Grupos defensores da liberdade de imprensa manifestaram nesta sexta-feira sua preocupação com a nova Lei de Comunicação aprovada pela Assembleia equatoriana. A norma prevê a criação de órgãos de regulamentação da mídia e punições no caso de reportagens e artigos considerados ofensivos. Em um de seus artigos mais polêmicos, cria a figura do linchamento midiático, que poderá ser usado para impedir a publicação de informações que desprestigiem uma pessoa ou empresa ou afetem sua credibilidade. Para o Comitê de Proteção aos Jornalistas, este é o sinal mais recente da deterioração da liberdade de imprensa no governo de Rafael Correa.
– A lei não apenas prejudica a capacidade de informar criticamente como ameaça o direito dos cidadãos a serem informados sobre questões sensíveis. Ela transforma em legislação um dos principais objetivos da Presidência de Rafael Correa: amordaçar os críticos do governo – disse Carlos Lauría, coordenador do CPJ para Américas.
Organizações como CPJ, a Anistia Internacional e Repórteres sem Fronteiras criticaram a linguagem vaga empregada nos artigos e o que viram como uma tentativa de regular o conteúdo de reportagens. “Uma das principais falhas dessa lei é a criação de um novo mecanismo para regular a mídia e seus sites. Outra é a tentativa de influenciar como o jornalismo é definido e praticado”, disse a RSF em comunicado na sexta-feira (14/6).
“Dia de luto”
O projeto passou por maioria absoluta na sexta-feira (14/6), após quatro anos de debates. Governistas definiram sua aprovação como um dia histórico, enquanto a oposição o classificou como uma lei de mordaça. A norma cria o Conselho de Regulamentação da Comunicação, integrado em sua maioria por representantes do setor público e que deve controlar conteúdos da mídia relacionados com discriminação e violência.
Esse conselho poderá impor sanções aos veículos que publiquem conteúdos considerados proibidos. As punições – que vão de pedidos públicos de desculpas a multas altas – vão ser aplicadas pela Superintendência de Comunicação, órgão também criado pela lei e cujo titular será indicado pelo Executivo.
O projeto foi considerado uma vitória para o governo de Rafael Correa, e sua aprovação não foi menos polêmica. A iniciativa começou a ser debatida em 2009, foi interrompida em 2012, e retomada nesta sexta. ElA foi votado em cerca de uma hora e meia, divida em sete partes: cinco delas obtiveram 108 votos a favor e outras duas 110 dos 135 parlamentares presentes. Seu texto foi entregue aos legisladores 17 horas antes da sessão, e, segundo a mídia local, houve mudanças cinco minutos antes do início da votação.

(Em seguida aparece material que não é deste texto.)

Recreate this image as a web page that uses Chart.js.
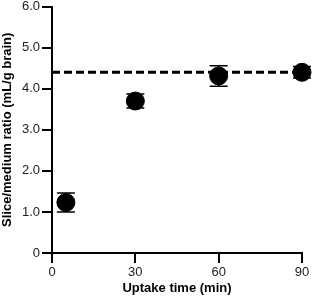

– Nenhum projeto de lei foi tão debatido, tão socializado como o da Lei de Comunicação – disse Mauro Andido, parlamentar da Aliança País que propôs a medida.
O presidente equatoriano, Rafael Correa, tem tido constantes choques com a imprensa desde que chegou ao poder pela primeira vez, seis anos atrás. Ele insistia na urgência de criar um órgão para controlar os meios de comunicação. Certa vez, chegou a classificar os veículos como “assassinos de tinta” e “bestas selvagens”, colocando jornalistas dentro da lista de seus principais opositores. Para entrar em vigor, a norma ainda necessita da assinatura de Correa, que pode sugerir mudanças em sua estrutura antes de aprová-la.
“Hoje é um dia de luto para o Equador”, escreveu o parlamentar opositor Andrés Páez no Twitter, que teme que a lei seja usada contra críticos ao governo. “Hoje, na Assembleia Nacional, se assina o atestado de óbito da liberdade de expressão. Estamos a caminho da consolidação de um regime fascista.”
Jornais colombianos contra lei no Equador
Em uma ação sem precedentes, jornais colombianos se uniram e publicaram nesta sexta-feira – antes da votação da Assembleia equatoriana – um mesmo editorial contra o projeto da Lei da Comunicação no Equador, considerado pela Associação Colombiana de Editores de Diários e Meios Informativos como o golpe final contra a liberdade de expressão no país vizinho.
– Há outros países que estão em perigo e podem adotar medidas legislativas similares, como Venezuela, Argentina, e Bolívia. Mas uma situação tão grave como a do Equador é quase única, é talvez a mais grave de todas – alertou Nora Sanín, diretora executiva da organização Andiarios, de empresas editoriais da Colômbia.